My main driving force for terminal graphics is the REPL idea - some cmdline repl wants to spit out a visualisation of data, so just cat some format the TE understands, and the user is happy. Thats a very cheap goal, and indeed sixel can do that just fine (even interactively, if the app cares enough, by diff overwriting with blending). No need for high color space, tricky alpha stuff - just give me some visualisation feedback to make sense of the data. The REPL case is the reason why I left my "SIXEL should have died 30ys ago" stance. Yes, its good enough for that. (Sidenote - other than SIXEL I think ReGIS really is dead, and should be replaced by some SVG-T thingy. :smile_cat:)
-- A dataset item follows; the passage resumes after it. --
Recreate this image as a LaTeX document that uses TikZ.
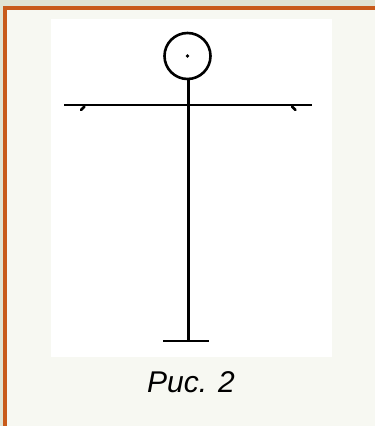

But the needs dont stop there - the "industry" moved on with better image formats, which creates demand. Thats the point where I think that the terminal world should evolve as well. The least what could be done is to establish some alternative data payload (read it as "allow PNG/JPG transports similiar to the SIXEL sequence"). But we got SIXEL wrong in the second place (mostly because of the lack of correct docs or access to test devices), so we somewhat have to re-iterate the basics again. Which involves nasty things like the pixel to col/row translation. In the meantime other sequences popped up, which have fundamental flaws regarding basic terminal interface principles. Ideally we manage to avoid those flaws (like pixel notions from sequence params). Furthermore reshaping things from ground zero gives us the chance to enhance/extend the capabilities, like the layering discussion tries to figure out, what might be wanted.

Ofc this process is very tedious, and there are no guarantees, that ppl will adopt things in the end. Regarding an actual implementation - most things discussed here so far are at least backed up on my side with playground implementations, I am pretty aware of what is doable and what should be avoided as anti pattern. But I am not an egomaniac, that tries to push his own ideas, without seeking for some consensus first. We have at least a small group of TE devs, that share most ideas, which gives at least me the impression, that things will go into the right direction.